Der bevorstehende Geschlechterkampf lag am Samstag förmlich in der Luft des Jungen Theaters in der Reithalle A. Studenten der Hochschule für Musik Detmold hatten Georg Friedrich Händels Kantate „Apollo e Dafne“ und Georg Philipp Telemanns „Pimpinone“ unter dem programmatischen Titel „Macker & Zicken“ auf die Bühne gebracht. Der Schauplatz ist nicht das mythische Griechenland oder das Haus des reichen Alten Pimpinone. Die Freundinnen Dafne und Vespetta treffen in einem Schwimmbad oder einem dieser günstigen Ferienhotels im Süden auf Apollo und Pimpinone. Zwei vor Selbstbewusstsein strotzende Jünglinge, die nur eines an den Swimmingpool treibt: Die erfolgversprechende Jagd nach dem weiblichen Geschlecht. Dem ersten Blickkontakt von Luftmatratze zu Luftmatratze folgen die üblichen mehr oder weniger erfolgversprechenden männlich-übertriebenen Balzrituale. Und wie Regisseur Manfred Roth und Christoph U. Meier, musikalische Leitung und Cembalo, die beiden Paare umeinander kreisen lassen, zeigen sie spielerisch, dass sich am männlich-weiblichen Zwischenmenschlichem seit der Antike nichts verändert hat.

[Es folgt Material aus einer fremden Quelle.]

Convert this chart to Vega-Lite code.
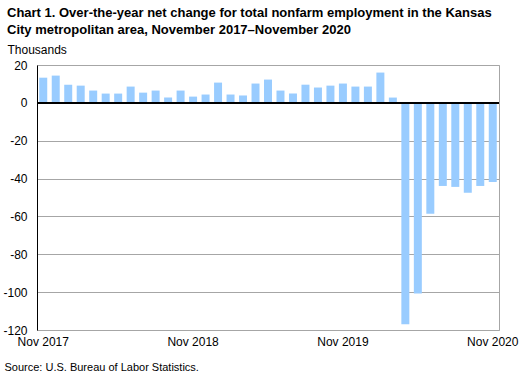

Zuerst sind Apollo und Dafne zu erleben. Auf Ovids Metamorphosen zurückgehend, umwirbt hier ein in rasender Liebe entflammter Apollo die sich wehrende, aber auch von ihren Gefühlen hin- und hergerissene Nymphe Dafne. Baekeun Cho gab mit lyrischem Bariton den Apollo, der keinen Widerspruch duldete, Esther Mertel mit weichem Sopran die Dafne, der am Ende nur die Flucht in die Verwandlung blieb, die sich hier aber nicht wie es Ovid beschreibt, in einen Lorbeerbaum, sondern in eine Gummipalme verwandelte.
Im zweiten Teil dann Telemanns Pimpinone, die so beliebte Geschichte eines alten, reichen Mannes, den Einsamkeit und Liebestollheit dazu treibt, seine verschlagene Magd Vespetta zu ehelichen, um am Ende erkennen zu müssen, dass er sich statt des ersehnten Glückes eine Verbündete des Leibhaftigen ins Haus geholt hat. Mit welcher Frische Magdalena Harer und Andreas Wolf dieses so ungleiche Pärchen spielten, war uneingeschränkt sehens- und hörenswert, wobei hier vor allem Andreas Wolf mit seinem facettenreichen Bass begeisterte. Musikalisch getragen und getrieben wurden diese Stänkereien von einem studentischen Kammerensemble unter Leitung von Christoph U. Meier.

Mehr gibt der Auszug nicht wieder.